Source code of charts
* BEGIN *
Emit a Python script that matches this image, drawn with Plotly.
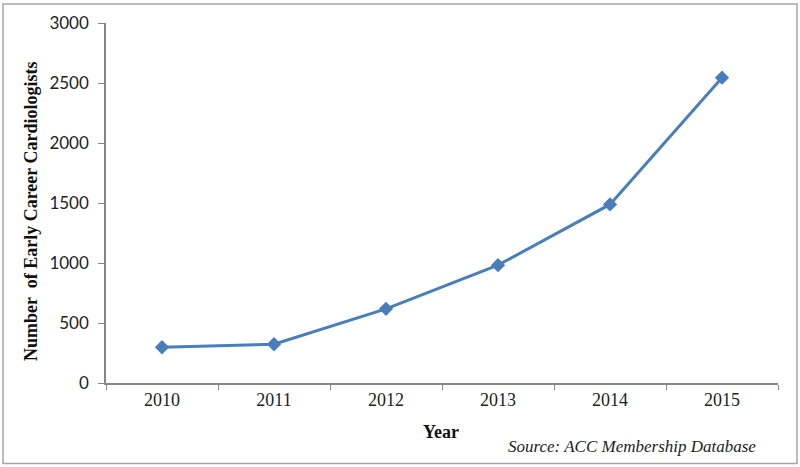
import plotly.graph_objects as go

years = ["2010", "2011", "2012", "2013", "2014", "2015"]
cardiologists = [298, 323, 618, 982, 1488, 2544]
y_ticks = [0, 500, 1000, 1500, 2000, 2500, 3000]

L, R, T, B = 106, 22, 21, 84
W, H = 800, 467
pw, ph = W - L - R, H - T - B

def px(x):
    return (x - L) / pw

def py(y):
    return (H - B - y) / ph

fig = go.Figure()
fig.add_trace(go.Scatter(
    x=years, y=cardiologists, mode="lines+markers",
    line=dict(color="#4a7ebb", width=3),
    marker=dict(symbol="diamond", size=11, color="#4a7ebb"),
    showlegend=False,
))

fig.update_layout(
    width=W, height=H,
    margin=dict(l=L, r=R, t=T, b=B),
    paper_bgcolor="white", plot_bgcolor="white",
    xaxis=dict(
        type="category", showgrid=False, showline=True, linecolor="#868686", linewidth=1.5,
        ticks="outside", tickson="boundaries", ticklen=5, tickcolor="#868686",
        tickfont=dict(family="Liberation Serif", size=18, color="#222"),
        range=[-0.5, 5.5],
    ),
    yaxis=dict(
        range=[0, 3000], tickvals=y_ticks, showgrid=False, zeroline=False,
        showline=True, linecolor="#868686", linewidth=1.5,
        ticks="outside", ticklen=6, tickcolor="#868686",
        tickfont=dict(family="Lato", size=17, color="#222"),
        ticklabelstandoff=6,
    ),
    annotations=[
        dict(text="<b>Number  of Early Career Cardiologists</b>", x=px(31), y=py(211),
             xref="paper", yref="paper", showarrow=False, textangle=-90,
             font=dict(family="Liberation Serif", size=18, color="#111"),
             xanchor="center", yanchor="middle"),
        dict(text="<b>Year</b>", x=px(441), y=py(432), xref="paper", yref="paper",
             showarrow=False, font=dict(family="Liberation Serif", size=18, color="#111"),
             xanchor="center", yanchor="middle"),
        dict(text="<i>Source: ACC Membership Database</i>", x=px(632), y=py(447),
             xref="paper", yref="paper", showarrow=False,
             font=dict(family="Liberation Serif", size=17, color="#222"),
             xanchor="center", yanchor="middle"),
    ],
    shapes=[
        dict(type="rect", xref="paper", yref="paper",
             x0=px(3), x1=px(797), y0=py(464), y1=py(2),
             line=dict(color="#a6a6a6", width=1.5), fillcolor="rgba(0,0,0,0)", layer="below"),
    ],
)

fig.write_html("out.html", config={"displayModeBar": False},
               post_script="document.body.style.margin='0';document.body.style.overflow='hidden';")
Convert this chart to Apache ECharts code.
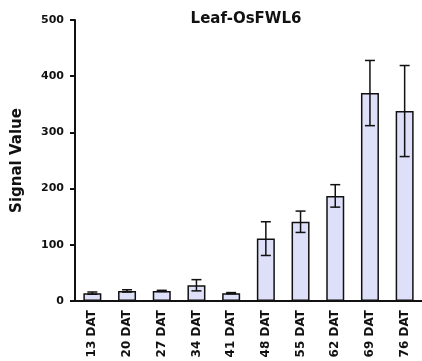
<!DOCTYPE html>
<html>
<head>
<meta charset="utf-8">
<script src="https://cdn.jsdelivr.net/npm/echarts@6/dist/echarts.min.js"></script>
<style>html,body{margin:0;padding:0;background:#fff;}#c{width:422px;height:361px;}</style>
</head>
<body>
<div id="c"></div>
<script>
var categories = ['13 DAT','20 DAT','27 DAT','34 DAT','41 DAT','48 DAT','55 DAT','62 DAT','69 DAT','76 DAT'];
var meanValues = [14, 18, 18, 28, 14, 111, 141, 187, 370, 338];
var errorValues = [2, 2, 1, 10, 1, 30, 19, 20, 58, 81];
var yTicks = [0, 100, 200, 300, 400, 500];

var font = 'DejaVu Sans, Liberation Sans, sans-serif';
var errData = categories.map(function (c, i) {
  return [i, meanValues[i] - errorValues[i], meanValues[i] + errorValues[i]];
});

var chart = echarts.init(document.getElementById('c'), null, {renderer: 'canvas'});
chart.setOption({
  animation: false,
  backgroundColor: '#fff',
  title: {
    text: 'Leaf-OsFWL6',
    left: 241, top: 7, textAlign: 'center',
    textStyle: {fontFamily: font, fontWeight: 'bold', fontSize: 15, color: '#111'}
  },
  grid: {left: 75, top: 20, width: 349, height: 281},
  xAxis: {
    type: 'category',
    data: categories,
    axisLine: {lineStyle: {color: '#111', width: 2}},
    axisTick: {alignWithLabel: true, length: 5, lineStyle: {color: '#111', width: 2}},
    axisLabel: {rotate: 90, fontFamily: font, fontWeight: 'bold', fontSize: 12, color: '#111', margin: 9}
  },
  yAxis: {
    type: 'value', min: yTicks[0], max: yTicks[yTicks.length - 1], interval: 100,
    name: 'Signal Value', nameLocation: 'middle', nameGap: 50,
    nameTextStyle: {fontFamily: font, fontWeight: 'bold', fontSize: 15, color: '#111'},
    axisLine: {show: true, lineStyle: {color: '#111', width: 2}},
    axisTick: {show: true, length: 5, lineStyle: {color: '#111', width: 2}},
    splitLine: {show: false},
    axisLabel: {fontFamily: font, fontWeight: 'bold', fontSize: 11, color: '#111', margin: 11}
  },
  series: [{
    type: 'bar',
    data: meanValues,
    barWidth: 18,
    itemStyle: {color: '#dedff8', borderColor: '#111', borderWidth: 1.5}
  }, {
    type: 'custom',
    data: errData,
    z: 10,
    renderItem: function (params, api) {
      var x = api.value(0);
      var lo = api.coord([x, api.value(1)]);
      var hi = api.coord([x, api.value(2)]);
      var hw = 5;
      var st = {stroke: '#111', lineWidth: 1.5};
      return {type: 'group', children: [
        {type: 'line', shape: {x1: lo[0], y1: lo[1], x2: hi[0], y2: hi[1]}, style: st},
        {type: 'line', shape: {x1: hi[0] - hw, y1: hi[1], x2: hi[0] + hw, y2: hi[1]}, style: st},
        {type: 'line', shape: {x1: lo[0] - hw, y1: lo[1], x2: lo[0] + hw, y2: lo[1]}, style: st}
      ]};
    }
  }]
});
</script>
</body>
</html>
* END *
* BEGIN *
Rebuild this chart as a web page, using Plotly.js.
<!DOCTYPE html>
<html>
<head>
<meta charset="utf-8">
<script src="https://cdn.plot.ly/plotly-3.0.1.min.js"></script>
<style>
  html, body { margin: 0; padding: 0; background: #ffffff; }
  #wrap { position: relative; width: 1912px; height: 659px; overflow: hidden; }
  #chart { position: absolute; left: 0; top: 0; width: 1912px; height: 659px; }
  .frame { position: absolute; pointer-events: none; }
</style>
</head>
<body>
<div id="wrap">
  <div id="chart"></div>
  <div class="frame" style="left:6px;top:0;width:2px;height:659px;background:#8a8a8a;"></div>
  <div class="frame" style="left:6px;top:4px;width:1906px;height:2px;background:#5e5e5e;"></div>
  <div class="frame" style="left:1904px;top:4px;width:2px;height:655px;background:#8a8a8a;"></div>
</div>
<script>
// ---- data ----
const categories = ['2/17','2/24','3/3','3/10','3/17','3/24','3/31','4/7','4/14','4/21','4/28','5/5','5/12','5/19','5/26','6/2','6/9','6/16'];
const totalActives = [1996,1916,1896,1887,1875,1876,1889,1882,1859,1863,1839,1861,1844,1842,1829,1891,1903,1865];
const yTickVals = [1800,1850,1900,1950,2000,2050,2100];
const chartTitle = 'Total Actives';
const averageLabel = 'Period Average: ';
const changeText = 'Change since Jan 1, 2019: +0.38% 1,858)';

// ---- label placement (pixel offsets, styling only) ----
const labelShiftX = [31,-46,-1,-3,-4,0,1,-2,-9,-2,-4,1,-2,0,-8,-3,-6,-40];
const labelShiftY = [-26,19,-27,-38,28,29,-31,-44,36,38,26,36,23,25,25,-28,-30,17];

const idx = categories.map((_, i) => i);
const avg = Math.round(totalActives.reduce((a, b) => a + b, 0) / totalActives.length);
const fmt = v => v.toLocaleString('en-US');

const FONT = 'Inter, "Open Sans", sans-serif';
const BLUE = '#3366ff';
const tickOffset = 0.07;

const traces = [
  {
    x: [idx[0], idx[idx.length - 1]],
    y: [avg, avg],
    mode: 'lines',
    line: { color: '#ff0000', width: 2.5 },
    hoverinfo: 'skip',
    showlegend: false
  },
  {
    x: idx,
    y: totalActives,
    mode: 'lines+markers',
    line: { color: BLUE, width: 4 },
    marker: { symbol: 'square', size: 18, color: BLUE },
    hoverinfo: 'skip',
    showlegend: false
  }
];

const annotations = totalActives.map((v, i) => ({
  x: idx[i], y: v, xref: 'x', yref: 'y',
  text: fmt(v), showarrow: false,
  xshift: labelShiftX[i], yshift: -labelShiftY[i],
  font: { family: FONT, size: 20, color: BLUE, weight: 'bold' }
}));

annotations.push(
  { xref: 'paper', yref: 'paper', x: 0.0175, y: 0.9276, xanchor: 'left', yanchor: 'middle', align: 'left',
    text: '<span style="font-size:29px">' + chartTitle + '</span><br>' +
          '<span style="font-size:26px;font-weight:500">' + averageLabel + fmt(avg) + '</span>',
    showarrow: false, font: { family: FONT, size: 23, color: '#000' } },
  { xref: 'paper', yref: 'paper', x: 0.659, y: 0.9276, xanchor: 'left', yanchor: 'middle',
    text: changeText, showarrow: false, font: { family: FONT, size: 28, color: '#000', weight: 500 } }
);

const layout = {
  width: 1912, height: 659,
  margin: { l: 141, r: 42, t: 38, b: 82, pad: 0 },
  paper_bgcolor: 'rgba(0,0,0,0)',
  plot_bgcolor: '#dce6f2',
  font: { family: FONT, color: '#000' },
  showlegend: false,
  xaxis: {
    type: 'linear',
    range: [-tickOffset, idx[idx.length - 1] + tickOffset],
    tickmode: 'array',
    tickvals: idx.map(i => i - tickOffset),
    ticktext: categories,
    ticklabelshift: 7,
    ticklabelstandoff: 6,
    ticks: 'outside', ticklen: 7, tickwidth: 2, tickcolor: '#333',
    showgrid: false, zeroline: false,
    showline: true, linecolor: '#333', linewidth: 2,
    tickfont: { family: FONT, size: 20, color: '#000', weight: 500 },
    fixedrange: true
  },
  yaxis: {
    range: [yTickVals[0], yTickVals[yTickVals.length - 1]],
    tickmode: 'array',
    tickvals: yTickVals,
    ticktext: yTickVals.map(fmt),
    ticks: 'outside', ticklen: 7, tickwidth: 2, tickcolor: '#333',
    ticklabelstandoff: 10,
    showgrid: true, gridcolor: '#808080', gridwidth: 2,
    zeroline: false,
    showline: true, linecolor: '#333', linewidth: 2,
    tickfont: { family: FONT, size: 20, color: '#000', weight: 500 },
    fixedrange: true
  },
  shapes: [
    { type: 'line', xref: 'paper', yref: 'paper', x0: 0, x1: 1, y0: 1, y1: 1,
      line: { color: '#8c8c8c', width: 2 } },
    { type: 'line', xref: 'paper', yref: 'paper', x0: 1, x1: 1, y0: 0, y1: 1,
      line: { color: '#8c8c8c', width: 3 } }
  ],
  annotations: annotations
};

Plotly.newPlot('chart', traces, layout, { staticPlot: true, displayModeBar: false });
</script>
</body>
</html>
* END *
__What this task involves__:
Skip every picture. Repeat the lines from the one with "Convert this chart to Apache ECharts code." through the one with "var yTicks = [0, 100, 200, 300, 400, 500];", both ends included.

__Task output__:
Convert this chart to Apache ECharts code.
<!DOCTYPE html>
<html>
<head>
<meta charset="utf-8">
<script src="https://cdn.jsdelivr.net/npm/echarts@6/dist/echarts.min.js"></script>
<style>html,body{margin:0;padding:0;background:#fff;}#c{width:422px;height:361px;}</style>
</head>
<body>
<div id="c"></div>
<script>
var categories = ['13 DAT','20 DAT','27 DAT','34 DAT','41 DAT','48 DAT','55 DAT','62 DAT','69 DAT','76 DAT'];
var meanValues = [14, 18, 18, 28, 14, 111, 141, 187, 370, 338];
var errorValues = [2, 2, 1, 10, 1, 30, 19, 20, 58, 81];
var yTicks = [0, 100, 200, 300, 400, 500];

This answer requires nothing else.